= SCRIM =

Road survey machine

SCRIM (Sideway-force Coefficient Routine Investigation Machine) is a machine, originally developed by TRL Limited in the United Kingdom, used to measure the wet skidding resistance of a road surface.

W.D.M. Limited and ARRB Systems Pty Ltd (iSAVe) manufacture sideways-force coefficient routine investigation apparatus for measuring wet road skid resistance. Newer devices such as the iSAVe (intelligent Safety Assessment Vehicle) incorporate dual-wheel path measurement and collection of ancillary data such as road geometry, texture, IRI and rutting to highlight areas of major safety concern.

The SCRIM machine has a daily survey capacity of 200 to 300 km, depending on road type.

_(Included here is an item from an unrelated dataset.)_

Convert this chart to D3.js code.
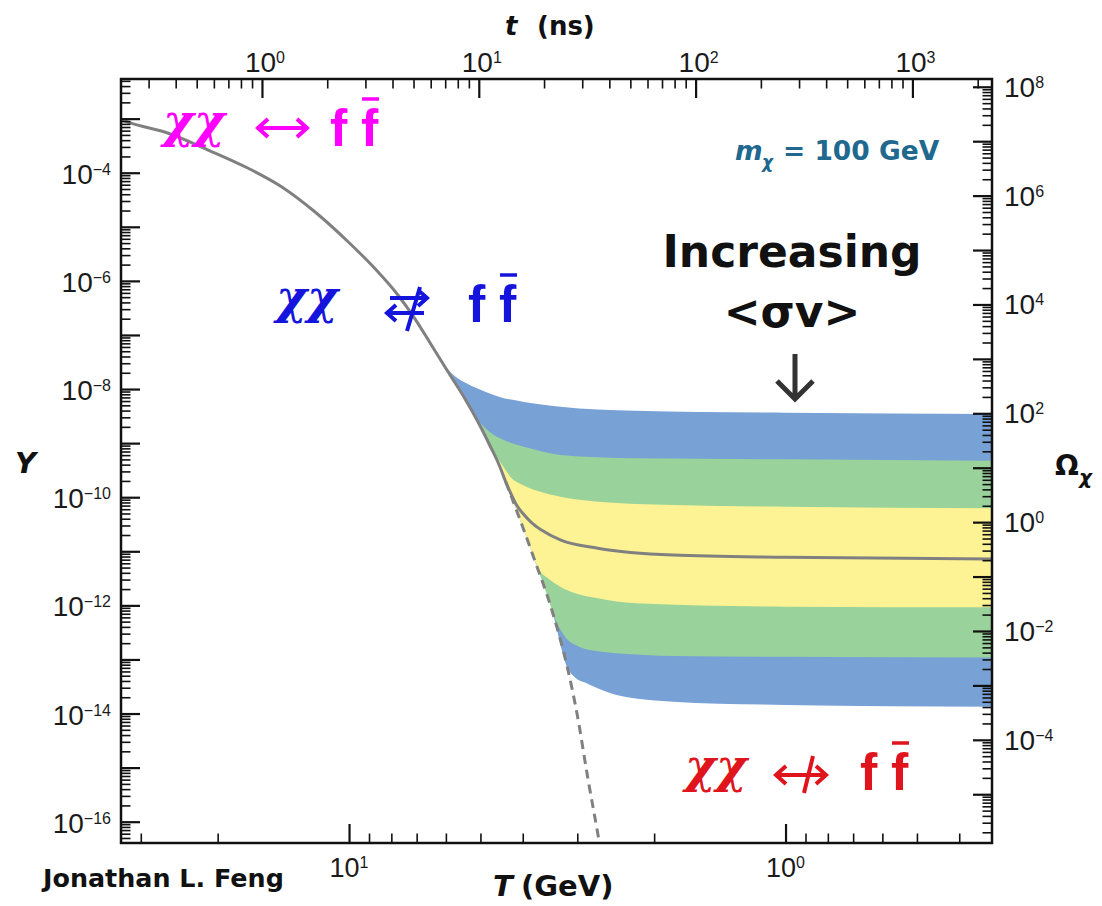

A SCRIM survey in the UK can be undertaken at two different target test speeds of 50 and 80 km/h. The permitted speed range covering these target speeds is 25 to 85 km/h. Skidding resistance data recorded at speeds within this range can be speed-corrected to give equivalent values at 50 km/h.

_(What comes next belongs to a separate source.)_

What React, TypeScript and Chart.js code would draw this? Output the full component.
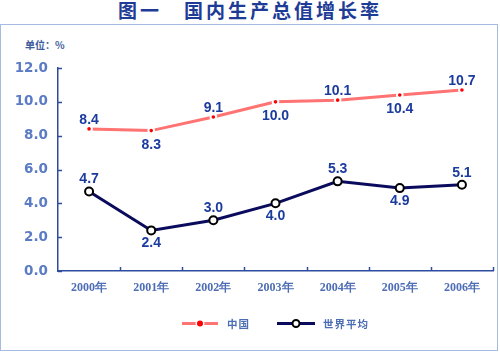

Besides being the main equipment used for friction testing in the UK, it is also used in many other countries, including Spain, Italy, France, Belgium, New Zealand, Australia, Chile and Argentina.

Currently standards are being prepared by the ASTM for continuous friction measurement devices in the USA, including the development of a conforming tire.

The SKM is a similar device to the SCRIM. It also operates on the sideway-force principle, and is the main equipment used for friction-testing throughout Germany and the Netherlands.

Other friction testing devices include the Pavement Friction Tester, devices by Norsemeter, ViaTech, and the Griptester; all these devices have their own benefits.